Monday, December 16, 2013

Liaoning should be based in South China Sea, says expert

CNA and Staff Reporter
Want China Times
The Liaoning docked at its home port of Qingdao. (Photo/CNS)
The Liaoning docked at its home port of Qingdao. (Photo/CNS)
China’s first aircraft carrier, the Liaoning, should be deployed in the South China Sea to strengthen the country’s claim to the region, a Chinese military expert has argued.
“The South China Sea would be the best place for the Liaoning battle group to show its prowess,” Song Zhongping was quoted as saying in an article in the Wednesday edition of the Hong Kong Chinese-language daily Wen Wei Po, a pro-Beijing newspaper.

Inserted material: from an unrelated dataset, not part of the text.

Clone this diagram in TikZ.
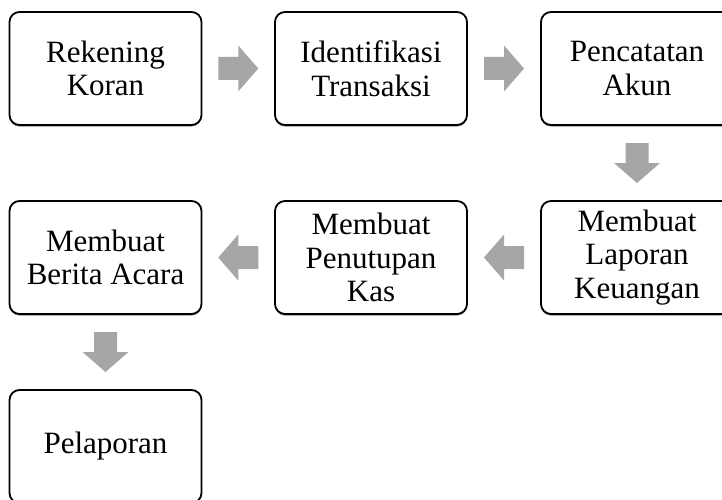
\documentclass[tikz,border=0pt]{standalone}
\usepackage{fontspec}
\setmainfont{Liberation Serif}
\usetikzlibrary{calc,shadows}
\definecolor{arrowgray}{HTML}{A6A6A6}
\tikzset{
  stepbox/.style={draw=black, line width=1.8pt, rounded corners=10pt, fill=white,
    minimum width=192pt, minimum height=113pt, align=center, inner sep=0pt,
    font=\fontsize{31}{33.5}\selectfont,
    drop shadow={shadow xshift=0pt, shadow yshift=-1.6pt, fill=black!45, opacity=1}},
  blockarrow/.pic={
    \fill[arrowgray] (-20pt,-11.5pt) -- (0pt,-11.5pt) -- (0pt,-23pt) -- (20pt,0pt)
      -- (0pt,23pt) -- (0pt,11.5pt) -- (-20pt,11.5pt) -- cycle;
  }
}
\begin{document}
\begin{tikzpicture}[x=1pt,y=-1pt]
\clip (0,0) rectangle (722,500);
\fill[white] (0,0) rectangle (722,500);
\node[stepbox] (b1) at (105.5,68.5) {Rekening\\Koran};
\node[stepbox] (b2) at (371,68.5) {Identifikasi\\Transaksi};
\node[stepbox] (b3) at (637,68.5) {Pencatatan\\Akun};
\node[stepbox] (b6) at (637,257.5) {Membuat\\Laporan\\Keuangan};
\node[stepbox] (b5) at (371,257.5) {Membuat\\Penutupan\\Kas};
\node[stepbox] (b4) at (105.5,257.5) {Membuat\\Berita Acara};
\node[stepbox] (b7) at (105.5,446.5) {Pelaporan};
\pic at ($(b1.east)!0.5!(b2.west)$) {blockarrow};
\pic at ($(b2.east)!0.5!(b3.west)$) {blockarrow};
\pic[rotate=-90] at ($(b3.south)!0.5!(b6.north)$) {blockarrow};
\pic[rotate=180] at ($(b6.west)!0.5!(b5.east)$) {blockarrow};
\pic[rotate=180] at ($(b5.west)!0.5!(b4.east)$) {blockarrow};
\pic[rotate=-90] at ($(b4.south)!0.5!(b7.north)$) {blockarrow};
\end{tikzpicture}
\end{document}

Song said China needs to deploy an aircraft carrier in the South China Sea because it is facing many severe challenges in the region, including the occupation by several other countries of many islets, reefs or shoals in the sprawling region.
China claims the South China Sea as its territory, but other claimant countries such as the Philippines, Vietnam, Malaysia and Brunei that are geographically closer to the disputed islands see China as a belligerent bully.
Taiwan also has claims in the region and controls the Pratas (Dongsha) islands and Taiping, the biggest of the Spratly islands.
As some of the islands are located far away from the Chinese mainland, China has to deploy an aircraft carrier battle group in the region to defend its sovereignty claims, Song said.
The James Shoal in the southernmost part of the South China Sea just off the coast of East Malaysia, for instance, is 2,500 kilometers away from China, Song noted.
While Beijing’s land-based warplanes can reach the remote islet, they can only stay airborne for relatively short periods of time, making it hard to gain air supremacy, Song said.
“If China can effectively deploy an aircraft carrier in the South China Sea, it will be able to extend its military presence in the region,” Song said.
In another action seen as an attempt by Beijing to unilaterally push its contested sovereignty claims, China recently demarcated an East China Sea air defense identification zone (ADIZ) early this month that extended to the disputed Diaoyutai (Senkaku or Diaoyu) islands, about 330 kilometers away from the Chinese coast.
The islands have been under Japan’s administrative control since 1972, but are also claimed by Taiwan and China. The move thus increased tensions with Japan, but Song said China would do the same in the South China Sea and could use the aircraft carrier group to defend it.
“China set up an ADIZ in the East China Sea, and when it sets up one in the South China Sea in the future, all of the airspace needs to be visible and controllable,” Song said.
Deploying the aircraft carrier group in the region would be an important step to achieving the goal, he said, because fighter jets would have trouble covering such a big area and long distances.
Escorted by four warships, the Liaoning is currently on its first-ever long-distance test and training mission in the South China Sea.